§ **WRITTEN TASK**: Reproduce the listing below exactly. Pictures do not belong in the copy.

§ **DATA PROVIDED**:
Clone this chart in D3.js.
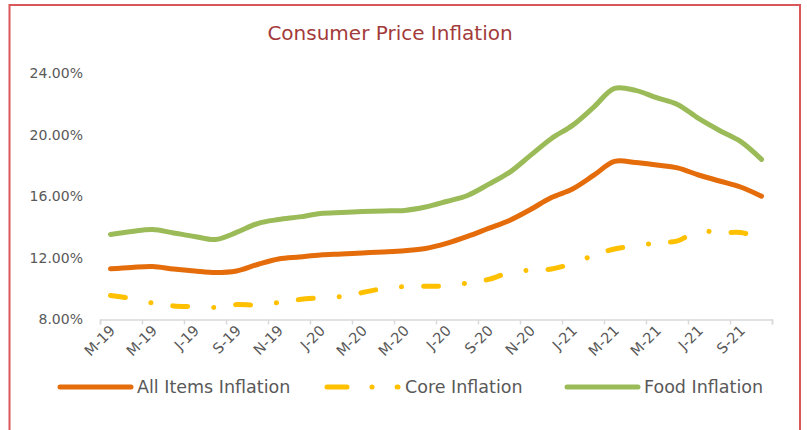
<!DOCTYPE html>
<html>
<head>
<meta charset="utf-8">
<script src="https://cdn.jsdelivr.net/npm/d3@7"></script>
<style>
  body { margin: 0; background: #fff; }
  svg text { font-family: "Century Gothic", "DejaVu Sans", sans-serif; }
</style>
</head>
<body>
<div id="chart"></div>
<script>
'use strict';

// Monthly data, Mar 2019 - Oct 2021 (values in %)
const months = ['Mar-19', 'Apr-19', 'May-19', 'Jun-19', 'Jul-19', 'Aug-19', 'Sep-19', 'Oct-19',
  'Nov-19', 'Dec-19', 'Jan-20', 'Feb-20', 'Mar-20', 'Apr-20', 'May-20', 'Jun-20',
  'Jul-20', 'Aug-20', 'Sep-20', 'Oct-20', 'Nov-20', 'Dec-20', 'Jan-21', 'Feb-21',
  'Mar-21', 'Apr-21', 'May-21', 'Jun-21', 'Jul-21', 'Aug-21', 'Sep-21', 'Oct-21'];

const allItems = [11.29, 11.38, 11.44, 11.28, 11.15, 11.05, 11.15, 11.57,
  11.93, 12.06, 12.19, 12.25, 12.32, 12.38, 12.46, 12.61,
  12.94, 13.39, 13.91, 14.43, 15.14, 15.92, 16.47, 17.35,
  18.26, 18.19, 18.03, 17.84, 17.38, 16.99, 16.60, 16.00];

const coreInflation = [9.56, 9.36, 9.07, 8.88, 8.84, 8.78, 8.97, 8.94,
  9.10, 9.30, 9.41, 9.49, 9.75, 10.01, 10.14, 10.16,
  10.18, 10.37, 10.60, 11.05, 11.21, 11.28, 11.64, 12.16,
  12.58, 12.77, 12.97, 13.10, 13.75, 13.62, 13.65, 13.28];

const foodInflation = [13.52, 13.71, 13.84, 13.62, 13.39, 13.19, 13.65, 14.23,
  14.49, 14.66, 14.88, 14.95, 15.01, 15.05, 15.08, 15.30,
  15.66, 16.05, 16.77, 17.55, 18.65, 19.75, 20.60, 21.77,
  23.00, 22.87, 22.40, 21.96, 21.05, 20.27, 19.56, 18.39];

// One label for every two months
const tickLabels = ['M-19', 'M-19', 'J-19', 'S-19', 'N-19', 'J-20', 'M-20', 'M-20',
  'J-20', 'S-20', 'N-20', 'J-21', 'M-21', 'M-21', 'J-21', 'S-21'];

const yTicks = [8, 12, 16, 20, 24];

const series = [
  { name: 'All Items Inflation', values: allItems, color: '#E46C0A', dash: null },
  { name: 'Core Inflation', values: coreInflation, color: '#FFC000', dash: '15,26,0.1,22' },
  { name: 'Food Inflation', values: foodInflation, color: '#9BBB59', dash: null }
];

const width = 807;
const height = 430;

const svg = d3.select('#chart').append('svg')
  .attr('width', width)
  .attr('height', height);

// Chart frame (red border, bottom edge falls outside the picture)
svg.append('path')
  .attr('d', 'M9.5,434 L9.5,5 L800,5 L800,434')
  .attr('fill', 'none')
  .attr('stroke', '#D9575A')
  .attr('stroke-width', 2);

// Title
svg.append('text')
  .attr('x', 390)
  .attr('y', 40)
  .attr('text-anchor', 'middle')
  .attr('fill', '#A33B3B')
  .style('font-size', '20px')
  .text('Consumer Price Inflation');

// Scales
const x = d3.scaleLinear().domain([0, months.length]).range([100, 772]);
const y = d3.scaleLinear().domain([8, 24]).range([319.5, 73]);

// Y axis labels only (no axis line, no gridlines)
svg.append('g')
  .selectAll('text')
  .data(yTicks)
  .enter().append('text')
  .attr('x', 83)
  .attr('y', d => y(d))
  .attr('dy', '0.35em')
  .attr('text-anchor', 'end')
  .attr('fill', '#595959')
  .style('font-size', '14px')
  .text(d => d3.format('.2f')(d) + '%');

// X axis: line with a tick every two months
const xAxis = svg.append('g')
  .attr('transform', `translate(0, ${y(8)})`)
  .call(d3.axisBottom(x)
    .tickValues(d3.range(0, months.length + 1, 2))
    .tickSize(5)
    .tickFormat(''));
xAxis.select('.domain').attr('stroke', '#D9D9D9').attr('stroke-width', 1.5);
xAxis.selectAll('.tick line').attr('stroke', '#D9D9D9').attr('stroke-width', 1.5);

// Rotated category labels, centred between tick marks
svg.append('g')
  .selectAll('text')
  .data(tickLabels)
  .enter().append('text')
  .attr('transform', (d, i) => `translate(${x(i * 2 + 1) - 5}, ${y(8) + 12}) rotate(-45)`)
  .attr('text-anchor', 'end')
  .attr('fill', '#595959')
  .style('font-size', '14.5px')
  .text(d => d);

// Lines
const line = d3.line()
  .curve(d3.curveCatmullRom.alpha(0.5))
  .x((d, i) => x(i + 0.5))
  .y(d => y(d));

series.forEach(s => {
  svg.append('path')
    .datum(s.values)
    .attr('fill', 'none')
    .attr('stroke', s.color)
    .attr('stroke-width', 5)
    .attr('stroke-linecap', 'round')
    .attr('stroke-linejoin', 'round')
    .attr('stroke-dasharray', s.dash)
    .attr('d', line);
});

// Legend
const legendX = [60, 327, 567];
const legend = svg.selectAll('.legend')
  .data(series)
  .enter().append('g')
  .attr('class', 'legend')
  .attr('transform', (d, i) => `translate(${legendX[i]}, 387)`);

legend.append('line')
  .attr('x1', 0)
  .attr('x2', 71)
  .attr('stroke', d => d.color)
  .attr('stroke-width', 5)
  .attr('stroke-linecap', 'round')
  .attr('stroke-dasharray', (d, i) => i === 1 ? '20,25,0.1,25' : null);

legend.append('text')
  .attr('x', (d, i) => i === 1 ? 78 : 77)
  .attr('dy', '0.35em')
  .attr('fill', '#595959')
  .style('font-size', '17.5px')
  .text(d => d.name);
</script>
</body>
</html>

§ **EXERCISE ANSWER**:
Clone this chart in D3.js.
<!DOCTYPE html>
<html>
<head>
<meta charset="utf-8">
<script src="https://cdn.jsdelivr.net/npm/d3@7"></script>
<style>
  body { margin: 0; background: #fff; }
  svg text { font-family: "Century Gothic", "DejaVu Sans", sans-serif; }
</style>
</head>
<body>
<div id="chart"></div>
<script>
'use strict';

// Monthly data, Mar 2019 - Oct 2021 (values in %)
const months = ['Mar-19', 'Apr-19', 'May-19', 'Jun-19', 'Jul-19', 'Aug-19', 'Sep-19', 'Oct-19',
  'Nov-19', 'Dec-19', 'Jan-20', 'Feb-20', 'Mar-20', 'Apr-20', 'May-20', 'Jun-20',
  'Jul-20', 'Aug-20', 'Sep-20', 'Oct-20', 'Nov-20', 'Dec-20', 'Jan-21', 'Feb-21',
  'Mar-21', 'Apr-21', 'May-21', 'Jun-21', 'Jul-21', 'Aug-21', 'Sep-21', 'Oct-21'];

const allItems = [11.29, 11.38, 11.44, 11.28, 11.15, 11.05, 11.15, 11.57,
  11.93, 12.06, 12.19, 12.25, 12.32, 12.38, 12.46, 12.61,
  12.94, 13.39, 13.91, 14.43, 15.14, 15.92, 16.47, 17.35,
  18.26, 18.19, 18.03, 17.84, 17.38, 16.99, 16.60, 16.00];

const coreInflation = [9.56, 9.36, 9.07, 8.88, 8.84, 8.78, 8.97, 8.94,
  9.10, 9.30, 9.41, 9.49, 9.75, 10.01, 10.14, 10.16,
  10.18, 10.37, 10.60, 11.05, 11.21, 11.28, 11.64, 12.16,
  12.58, 12.77, 12.97, 13.10, 13.75, 13.62, 13.65, 13.28];

const foodInflation = [13.52, 13.71, 13.84, 13.62, 13.39, 13.19, 13.65, 14.23,
  14.49, 14.66, 14.88, 14.95, 15.01, 15.05, 15.08, 15.30,
  15.66, 16.05, 16.77, 17.55, 18.65, 19.75, 20.60, 21.77,
  23.00, 22.87, 22.40, 21.96, 21.05, 20.27, 19.56, 18.39];

// One label for every two months
const tickLabels = ['M-19', 'M-19', 'J-19', 'S-19', 'N-19', 'J-20', 'M-20', 'M-20',
  'J-20', 'S-20', 'N-20', 'J-21', 'M-21', 'M-21', 'J-21', 'S-21'];

const yTicks = [8, 12, 16, 20, 24];

const series = [
  { name: 'All Items Inflation', values: allItems, color: '#E46C0A', dash: null },
  { name: 'Core Inflation', values: coreInflation, color: '#FFC000', dash: '15,26,0.1,22' },
  { name: 'Food Inflation', values: foodInflation, color: '#9BBB59', dash: null }
];

const width = 807;
const height = 430;

const svg = d3.select('#chart').append('svg')
  .attr('width', width)
  .attr('height', height);

// Chart frame (red border, bottom edge falls outside the picture)
svg.append('path')
  .attr('d', 'M9.5,434 L9.5,5 L800,5 L800,434')
  .attr('fill', 'none')
  .attr('stroke', '#D9575A')
  .attr('stroke-width', 2);

// Title
svg.append('text')
  .attr('x', 390)
  .attr('y', 40)
  .attr('text-anchor', 'middle')
  .attr('fill', '#A33B3B')
  .style('font-size', '20px')
  .text('Consumer Price Inflation');

// Scales
const x = d3.scaleLinear().domain([0, months.length]).range([100, 772]);
const y = d3.scaleLinear().domain([8, 24]).range([319.5, 73]);

// Y axis labels only (no axis line, no gridlines)
svg.append('g')
  .selectAll('text')
  .data(yTicks)
  .enter().append('text')
  .attr('x', 83)
  .attr('y', d => y(d))
  .attr('dy', '0.35em')
  .attr('text-anchor', 'end')
  .attr('fill', '#595959')
  .style('font-size', '14px')
  .text(d => d3.format('.2f')(d) + '%');

// X axis: line with a tick every two months
const xAxis = svg.append('g')
  .attr('transform', `translate(0, ${y(8)})`)
  .call(d3.axisBottom(x)
    .tickValues(d3.range(0, months.length + 1, 2))
    .tickSize(5)
    .tickFormat(''));
xAxis.select('.domain').attr('stroke', '#D9D9D9').attr('stroke-width', 1.5);
xAxis.selectAll('.tick line').attr('stroke', '#D9D9D9').attr('stroke-width', 1.5);

// Rotated category labels, centred between tick marks
svg.append('g')
  .selectAll('text')
  .data(tickLabels)
  .enter().append('text')
  .attr('transform', (d, i) => `translate(${x(i * 2 + 1) - 5}, ${y(8) + 12}) rotate(-45)`)
  .attr('text-anchor', 'end')
  .attr('fill', '#595959')
  .style('font-size', '14.5px')
  .text(d => d);

// Lines
const line = d3.line()
  .curve(d3.curveCatmullRom.alpha(0.5))
  .x((d, i) => x(i + 0.5))
  .y(d => y(d));

series.forEach(s => {
  svg.append('path')
    .datum(s.values)
    .attr('fill', 'none')
    .attr('stroke', s.color)
    .attr('stroke-width', 5)
    .attr('stroke-linecap', 'round')
    .attr('stroke-linejoin', 'round')
    .attr('stroke-dasharray', s.dash)
    .attr('d', line);
});

// Legend
const legendX = [60, 327, 567];
const legend = svg.selectAll('.legend')
  .data(series)
  .enter().append('g')
  .attr('class', 'legend')
  .attr('transform', (d, i) => `translate(${legendX[i]}, 387)`);

legend.append('line')
  .attr('x1', 0)
  .attr('x2', 71)
  .attr('stroke', d => d.color)
  .attr('stroke-width', 5)
  .attr('stroke-linecap', 'round')
  .attr('stroke-dasharray', (d, i) => i === 1 ? '20,25,0.1,25' : null);

legend.append('text')
  .attr('x', (d, i) => i === 1 ? 78 : 77)
  .attr('dy', '0.35em')
  .attr('fill', '#595959')
  .style('font-size', '17.5px')
  .text(d => d.name);
</script>
</body>
</html>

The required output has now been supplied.